---------- DATASET CONTENT ----------

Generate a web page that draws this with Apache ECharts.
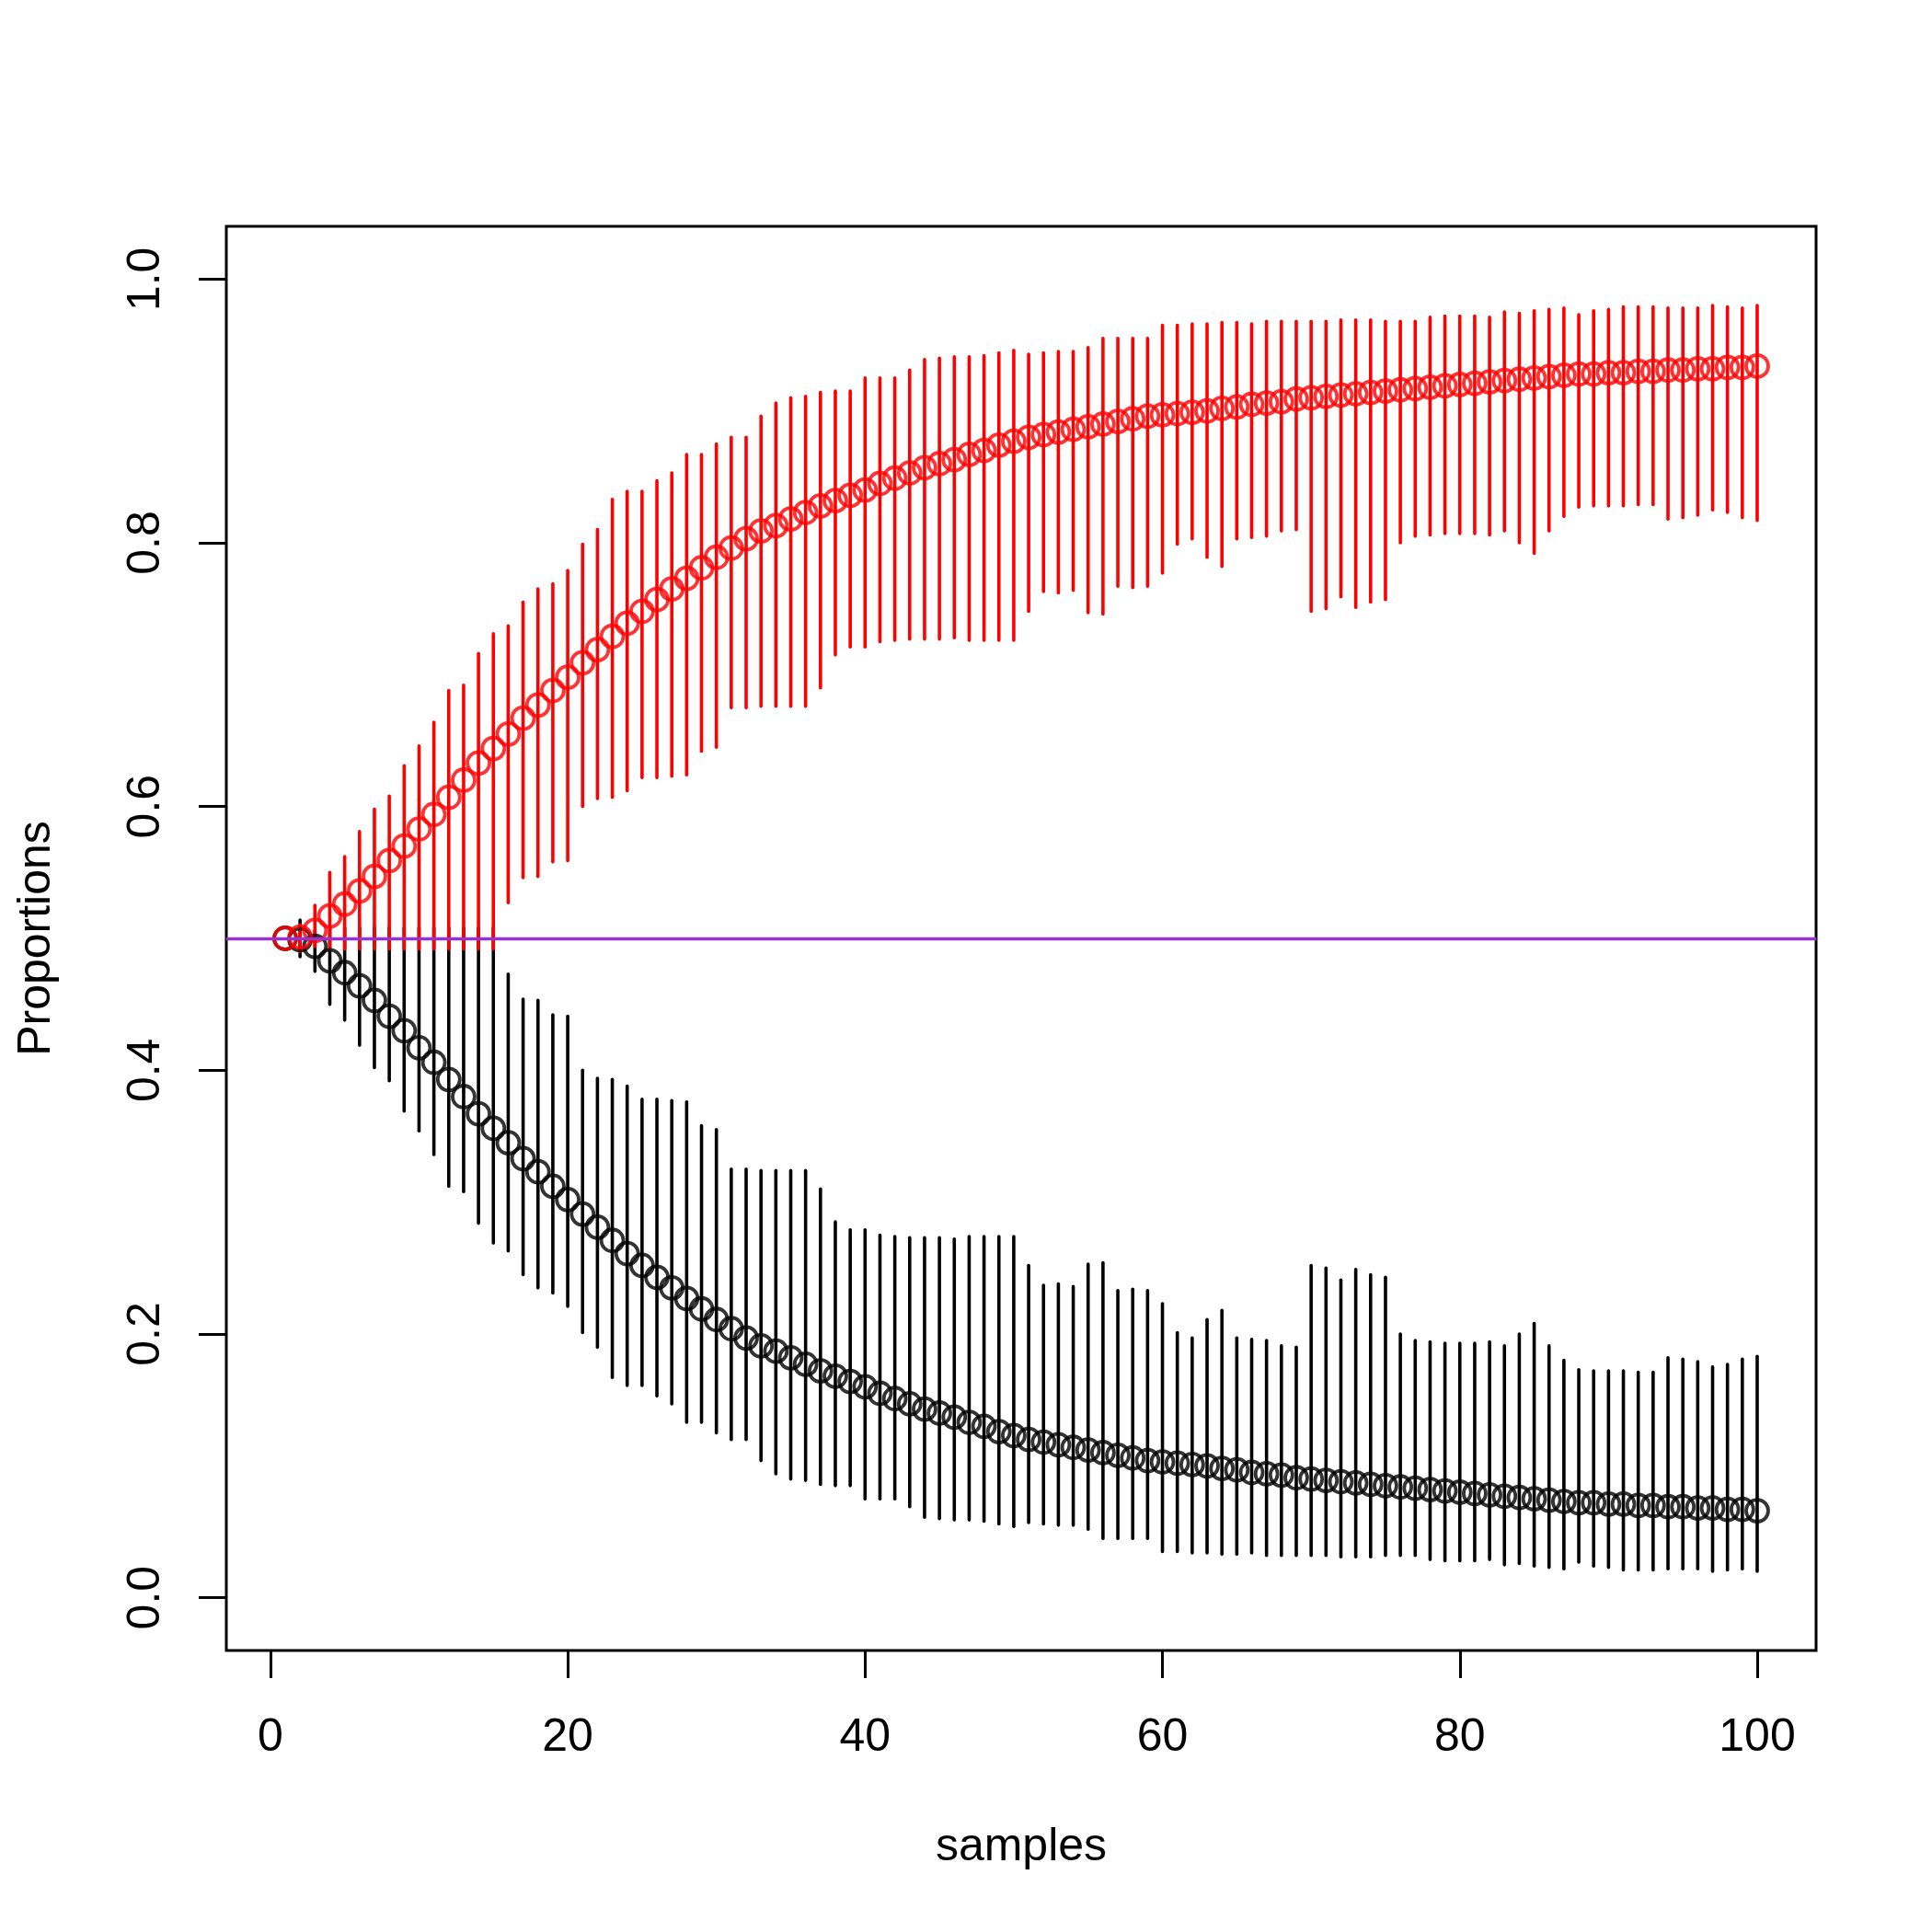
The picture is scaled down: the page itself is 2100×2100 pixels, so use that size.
<!DOCTYPE html>
<html>
<head>
<meta charset="utf-8">
<script src="https://cdn.jsdelivr.net/npm/echarts@6/dist/echarts.min.js"></script>
<style>
  html, body { margin: 0; padding: 0; background: #fff; }
  #chart { width: 2100px; height: 2100px; }
</style>
</head>
<body>
<div id="chart"></div>
<script>
// sample index
const samples = [1,2,3,4,5,6,7,8,9,10,11,12,13,14,15,16,17,18,19,20,
  21,22,23,24,25,26,27,28,29,30,31,32,33,34,35,36,37,38,39,40,
  41,42,43,44,45,46,47,48,49,50,51,52,53,54,55,56,57,58,59,60,
  61,62,63,64,65,66,67,68,69,70,71,72,73,74,75,76,77,78,79,80,
  81,82,83,84,85,86,87,88,89,90,91,92,93,94,95,96,97,98,99,100];

// red : mean, lower, upper
const redMean = [0.500,0.501,0.506,0.517,0.526,0.536,0.547,0.559,0.570,0.583,
  0.594,0.607,0.620,0.633,0.644,0.655,0.667,0.677,0.688,0.698,
  0.709,0.719,0.729,0.739,0.748,0.757,0.765,0.773,0.781,0.789,
  0.796,0.803,0.809,0.813,0.818,0.823,0.828,0.832,0.836,0.840,
  0.845,0.849,0.853,0.857,0.860,0.863,0.867,0.870,0.874,0.877,
  0.880,0.882,0.884,0.886,0.888,0.890,0.892,0.894,0.896,0.897,
  0.898,0.899,0.900,0.902,0.903,0.905,0.906,0.907,0.909,0.910,
  0.911,0.912,0.913,0.914,0.915,0.916,0.917,0.918,0.919,0.920,
  0.921,0.922,0.923,0.924,0.925,0.926,0.927,0.928,0.928,0.929,
  0.929,0.930,0.930,0.931,0.931,0.932,0.932,0.933,0.933,0.934];
const redLow = [0.500,0.490,0.494,0.492,0.492,0.492,0.492,0.492,0.492,0.492,
  0.492,0.492,0.492,0.492,0.492,0.527,0.546,0.547,0.558,0.559,
  0.600,0.606,0.607,0.612,0.622,0.622,0.623,0.624,0.642,0.645,
  0.675,0.675,0.676,0.676,0.676,0.676,0.690,0.715,0.721,0.721,
  0.725,0.726,0.727,0.727,0.727,0.728,0.726,0.726,0.726,0.726,
  0.748,0.763,0.762,0.764,0.747,0.746,0.767,0.766,0.767,0.777,
  0.799,0.803,0.789,0.782,0.803,0.804,0.805,0.809,0.810,0.748,
  0.750,0.759,0.751,0.755,0.757,0.800,0.805,0.806,0.807,0.807,
  0.807,0.806,0.809,0.800,0.792,0.809,0.820,0.827,0.828,0.828,
  0.828,0.829,0.829,0.818,0.819,0.821,0.825,0.823,0.819,0.817];
const redHigh = [0.500,0.510,0.525,0.550,0.562,0.581,0.598,0.608,0.631,0.646,
  0.664,0.688,0.692,0.716,0.731,0.737,0.755,0.765,0.769,0.779,
  0.799,0.810,0.833,0.839,0.839,0.847,0.853,0.867,0.867,0.875,
  0.880,0.880,0.896,0.906,0.910,0.911,0.914,0.915,0.915,0.925,
  0.925,0.925,0.931,0.939,0.940,0.941,0.941,0.942,0.944,0.946,
  0.943,0.944,0.945,0.945,0.948,0.955,0.955,0.955,0.955,0.965,
  0.965,0.966,0.966,0.967,0.967,0.966,0.968,0.968,0.968,0.968,
  0.968,0.969,0.969,0.969,0.968,0.968,0.968,0.971,0.972,0.972,
  0.972,0.971,0.975,0.974,0.976,0.977,0.978,0.973,0.976,0.977,
  0.979,0.979,0.979,0.978,0.978,0.978,0.980,0.979,0.978,0.980];

// black : mean, lower, upper
const blackMean = [0.500,0.499,0.494,0.483,0.474,0.464,0.453,0.441,0.430,0.417,
  0.406,0.393,0.380,0.367,0.356,0.345,0.333,0.323,0.312,0.302,
  0.291,0.281,0.271,0.261,0.252,0.243,0.235,0.227,0.219,0.211,
  0.204,0.197,0.191,0.187,0.182,0.177,0.172,0.168,0.164,0.160,
  0.155,0.151,0.147,0.143,0.140,0.137,0.133,0.130,0.126,0.123,
  0.120,0.118,0.116,0.114,0.112,0.110,0.108,0.106,0.104,0.103,
  0.102,0.101,0.100,0.098,0.097,0.095,0.094,0.093,0.091,0.090,
  0.089,0.088,0.087,0.086,0.085,0.084,0.083,0.082,0.081,0.080,
  0.079,0.078,0.077,0.076,0.075,0.074,0.073,0.072,0.072,0.071,
  0.071,0.070,0.070,0.069,0.069,0.068,0.068,0.067,0.067,0.066];
const blackLow = [0.500,0.486,0.475,0.450,0.438,0.419,0.402,0.392,0.369,0.354,
  0.336,0.312,0.308,0.284,0.269,0.263,0.245,0.235,0.231,0.221,
  0.201,0.190,0.167,0.161,0.161,0.153,0.147,0.133,0.133,0.125,
  0.120,0.120,0.104,0.094,0.090,0.089,0.086,0.085,0.085,0.075,
  0.075,0.075,0.069,0.061,0.060,0.059,0.059,0.058,0.056,0.054,
  0.057,0.056,0.055,0.055,0.052,0.045,0.045,0.045,0.045,0.035,
  0.035,0.034,0.034,0.033,0.033,0.034,0.032,0.032,0.032,0.032,
  0.032,0.031,0.031,0.031,0.032,0.032,0.032,0.029,0.028,0.028,
  0.028,0.029,0.025,0.026,0.024,0.023,0.022,0.027,0.024,0.023,
  0.021,0.021,0.021,0.022,0.022,0.022,0.020,0.021,0.022,0.020];
const blackHigh = [0.500,0.514,0.506,0.508,0.508,0.508,0.508,0.508,0.508,0.508,
  0.508,0.508,0.508,0.508,0.508,0.473,0.454,0.453,0.442,0.441,
  0.400,0.394,0.393,0.388,0.378,0.378,0.377,0.376,0.358,0.355,
  0.325,0.325,0.324,0.324,0.324,0.324,0.310,0.285,0.279,0.279,
  0.275,0.274,0.273,0.273,0.273,0.272,0.274,0.274,0.274,0.274,
  0.252,0.237,0.238,0.236,0.253,0.254,0.233,0.234,0.233,0.223,
  0.201,0.197,0.211,0.218,0.197,0.196,0.195,0.191,0.190,0.252,
  0.250,0.241,0.249,0.245,0.243,0.200,0.195,0.194,0.193,0.193,
  0.193,0.194,0.191,0.200,0.208,0.191,0.180,0.173,0.172,0.172,
  0.172,0.171,0.171,0.182,0.181,0.179,0.175,0.177,0.181,0.183];

const xTicks = [0, 20, 40, 60, 80, 100];
const yTicks = [0, 0.2, 0.4, 0.6, 0.8, 1.0];
const refLine = 0.5;

const font = "'Liberation Sans', Arial, Helvetica, sans-serif";

let chart = echarts.init(document.getElementById("chart"), null, { renderer: "canvas" });

// vertical interval lines
function barSeries(low, high, color) {
  let data = samples.map(function (s, i) {
    return [s, low[i], high[i]];
  });
  return {
    type: "custom",
    data: data,
    encode: { x: 0, y: [1, 2] },
    renderItem: function (params, api) {
      let p1 = api.coord([api.value(0), api.value(1)]);
      let p2 = api.coord([api.value(0), api.value(2)]);
      return {
        type: "line",
        shape: { x1: p1[0], y1: p1[1], x2: p2[0], y2: p2[1] },
        style: { stroke: color, lineWidth: 3.6, lineCap: "round" }
      };
    },
    silent: true
  };
}

function pointSeries(mean, color) {
  return {
    type: "scatter",
    data: samples.map(function (s, i) { return [s, mean[i]]; }),
    symbol: "circle",
    symbolSize: 24,
    itemStyle: { color: "rgba(0,0,0,0)", borderColor: color, borderWidth: 3.8 },
    silent: true
  };
}

let option = {
  animation: false,
  backgroundColor: "#fff",
  grid: {
    left: 246, right: 126, top: 246, bottom: 306,
    show: true, borderColor: "#000", borderWidth: 3, backgroundColor: "transparent"
  },
  xAxis: {
    type: "value",
    min: -2.96, max: 103.96,
    name: "samples",
    nameLocation: "middle",
    nameGap: 189,
    nameTextStyle: { fontFamily: font, fontSize: 50, color: "#000" },
    splitLine: { show: false },
    axisLine: { show: false, onZero: false },
    axisTick: { show: true, inside: false, length: 30, customValues: xTicks,
      lineStyle: { color: "#000", width: 3 } },
    axisLabel: { show: true, customValues: xTicks, margin: 70,
      fontFamily: font, fontSize: 50, color: "#000" }
  },
  yAxis: {
    type: "value",
    min: -0.04, max: 1.04,
    name: "Proportions",
    nameLocation: "middle",
    nameGap: 181,
    nameTextStyle: { fontFamily: font, fontSize: 50, color: "#000" },
    splitLine: { show: false },
    axisLine: { show: false, onZero: false },
    axisTick: { show: true, inside: false, length: 30, customValues: yTicks,
      lineStyle: { color: "#000", width: 3 } },
    axisLabel: { show: true, customValues: yTicks, margin: 62, rotate: 90,
      fontFamily: font, fontSize: 50, color: "#000",
      formatter: function (v) { return v.toFixed(1); } }
  },
  series: [
    barSeries(blackLow, blackHigh, "#000"),
    pointSeries(blackMean, "#000"),
    barSeries(redLow, redHigh, "#ff0000"),
    Object.assign(pointSeries(redMean, "#ff0000"), {
      markLine: {
        silent: true,
        symbol: ["none", "none"],
        label: { show: false },
        lineStyle: { color: "#9932cc", width: 3.4, type: "solid" },
        data: [{ yAxis: refLine }]
      }
    })
  ]
};

chart.setOption(option);
</script>
</body>
</html>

----------

→ **SHORT TASK**: Take each line containing the string "that" and copy it out.

→ **COMPLETED EXERCISE**:
Generate a web page that draws this with Apache ECharts.
The picture is scaled down: the page itself is 2100×2100 pixels, so use that size.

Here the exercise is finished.